§ **EXERCISE GOAL**
Would you write out the listing verbatim and skip every picture in it?

***** DATASET EXCERPT *****

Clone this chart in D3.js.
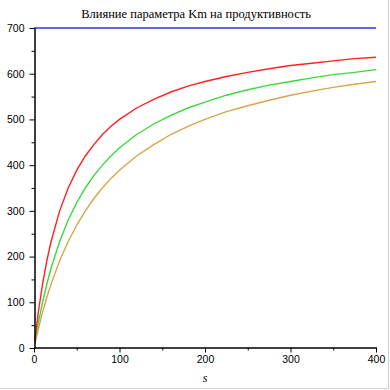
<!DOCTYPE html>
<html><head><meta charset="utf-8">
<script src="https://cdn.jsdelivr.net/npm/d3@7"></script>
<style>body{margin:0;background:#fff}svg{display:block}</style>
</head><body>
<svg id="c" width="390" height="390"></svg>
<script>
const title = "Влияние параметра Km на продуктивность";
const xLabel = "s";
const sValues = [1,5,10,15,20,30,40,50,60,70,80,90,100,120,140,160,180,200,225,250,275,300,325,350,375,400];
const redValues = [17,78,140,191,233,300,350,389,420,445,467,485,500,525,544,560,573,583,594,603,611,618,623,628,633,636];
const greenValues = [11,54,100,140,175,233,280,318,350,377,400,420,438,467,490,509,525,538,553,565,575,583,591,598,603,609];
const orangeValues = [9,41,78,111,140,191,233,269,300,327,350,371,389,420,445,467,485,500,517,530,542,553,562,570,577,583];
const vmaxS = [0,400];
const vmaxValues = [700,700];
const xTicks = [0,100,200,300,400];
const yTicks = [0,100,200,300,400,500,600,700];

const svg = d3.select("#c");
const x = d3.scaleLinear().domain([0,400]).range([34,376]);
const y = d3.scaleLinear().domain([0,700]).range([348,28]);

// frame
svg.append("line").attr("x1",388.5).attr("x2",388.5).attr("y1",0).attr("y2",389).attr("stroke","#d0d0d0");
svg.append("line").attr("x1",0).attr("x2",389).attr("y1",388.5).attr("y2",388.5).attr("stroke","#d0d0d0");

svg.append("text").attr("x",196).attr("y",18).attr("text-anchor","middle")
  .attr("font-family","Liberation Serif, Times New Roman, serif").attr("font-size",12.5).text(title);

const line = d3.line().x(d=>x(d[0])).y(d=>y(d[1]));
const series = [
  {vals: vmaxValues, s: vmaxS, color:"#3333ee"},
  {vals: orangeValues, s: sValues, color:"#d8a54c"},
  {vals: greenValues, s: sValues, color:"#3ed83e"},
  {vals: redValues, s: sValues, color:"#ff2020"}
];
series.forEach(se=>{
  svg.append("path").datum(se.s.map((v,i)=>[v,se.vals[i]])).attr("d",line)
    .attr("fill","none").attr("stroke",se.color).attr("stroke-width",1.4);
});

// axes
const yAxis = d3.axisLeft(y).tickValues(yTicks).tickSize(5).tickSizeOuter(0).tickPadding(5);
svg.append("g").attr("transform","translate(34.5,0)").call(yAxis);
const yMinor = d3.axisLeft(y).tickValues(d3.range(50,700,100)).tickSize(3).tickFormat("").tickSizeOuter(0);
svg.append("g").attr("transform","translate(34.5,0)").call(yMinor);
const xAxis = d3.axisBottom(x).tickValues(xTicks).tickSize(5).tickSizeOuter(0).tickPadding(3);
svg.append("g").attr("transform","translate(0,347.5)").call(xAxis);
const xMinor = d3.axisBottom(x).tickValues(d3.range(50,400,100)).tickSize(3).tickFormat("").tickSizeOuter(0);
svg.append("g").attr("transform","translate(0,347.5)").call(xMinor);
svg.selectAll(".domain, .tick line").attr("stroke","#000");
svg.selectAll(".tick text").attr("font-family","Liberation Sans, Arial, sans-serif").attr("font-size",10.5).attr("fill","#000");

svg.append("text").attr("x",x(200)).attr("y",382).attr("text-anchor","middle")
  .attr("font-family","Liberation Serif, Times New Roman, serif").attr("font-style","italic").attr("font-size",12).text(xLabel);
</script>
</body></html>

*****

§ **FULL SOLUTION**
Clone this chart in D3.js.
<!DOCTYPE html>
<html><head><meta charset="utf-8">
<script src="https://cdn.jsdelivr.net/npm/d3@7"></script>
<style>body{margin:0;background:#fff}svg{display:block}</style>
</head><body>
<svg id="c" width="390" height="390"></svg>
<script>
const title = "Влияние параметра Km на продуктивность";
const xLabel = "s";
const sValues = [1,5,10,15,20,30,40,50,60,70,80,90,100,120,140,160,180,200,225,250,275,300,325,350,375,400];
const redValues = [17,78,140,191,233,300,350,389,420,445,467,485,500,525,544,560,573,583,594,603,611,618,623,628,633,636];
const greenValues = [11,54,100,140,175,233,280,318,350,377,400,420,438,467,490,509,525,538,553,565,575,583,591,598,603,609];
const orangeValues = [9,41,78,111,140,191,233,269,300,327,350,371,389,420,445,467,485,500,517,530,542,553,562,570,577,583];
const vmaxS = [0,400];
const vmaxValues = [700,700];
const xTicks = [0,100,200,300,400];
const yTicks = [0,100,200,300,400,500,600,700];

const svg = d3.select("#c");
const x = d3.scaleLinear().domain([0,400]).range([34,376]);
const y = d3.scaleLinear().domain([0,700]).range([348,28]);

// frame
svg.append("line").attr("x1",388.5).attr("x2",388.5).attr("y1",0).attr("y2",389).attr("stroke","#d0d0d0");
svg.append("line").attr("x1",0).attr("x2",389).attr("y1",388.5).attr("y2",388.5).attr("stroke","#d0d0d0");

svg.append("text").attr("x",196).attr("y",18).attr("text-anchor","middle")
  .attr("font-family","Liberation Serif, Times New Roman, serif").attr("font-size",12.5).text(title);

const line = d3.line().x(d=>x(d[0])).y(d=>y(d[1]));
const series = [
  {vals: vmaxValues, s: vmaxS, color:"#3333ee"},
  {vals: orangeValues, s: sValues, color:"#d8a54c"},
  {vals: greenValues, s: sValues, color:"#3ed83e"},
  {vals: redValues, s: sValues, color:"#ff2020"}
];
series.forEach(se=>{
  svg.append("path").datum(se.s.map((v,i)=>[v,se.vals[i]])).attr("d",line)
    .attr("fill","none").attr("stroke",se.color).attr("stroke-width",1.4);
});

// axes
const yAxis = d3.axisLeft(y).tickValues(yTicks).tickSize(5).tickSizeOuter(0).tickPadding(5);
svg.append("g").attr("transform","translate(34.5,0)").call(yAxis);
const yMinor = d3.axisLeft(y).tickValues(d3.range(50,700,100)).tickSize(3).tickFormat("").tickSizeOuter(0);
svg.append("g").attr("transform","translate(34.5,0)").call(yMinor);
const xAxis = d3.axisBottom(x).tickValues(xTicks).tickSize(5).tickSizeOuter(0).tickPadding(3);
svg.append("g").attr("transform","translate(0,347.5)").call(xAxis);
const xMinor = d3.axisBottom(x).tickValues(d3.range(50,400,100)).tickSize(3).tickFormat("").tickSizeOuter(0);
svg.append("g").attr("transform","translate(0,347.5)").call(xMinor);
svg.selectAll(".domain, .tick line").attr("stroke","#000");
svg.selectAll(".tick text").attr("font-family","Liberation Sans, Arial, sans-serif").attr("font-size",10.5).attr("fill","#000");

svg.append("text").attr("x",x(200)).attr("y",382).attr("text-anchor","middle")
  .attr("font-family","Liberation Serif, Times New Roman, serif").attr("font-style","italic").attr("font-size",12).text(xLabel);
</script>
</body></html>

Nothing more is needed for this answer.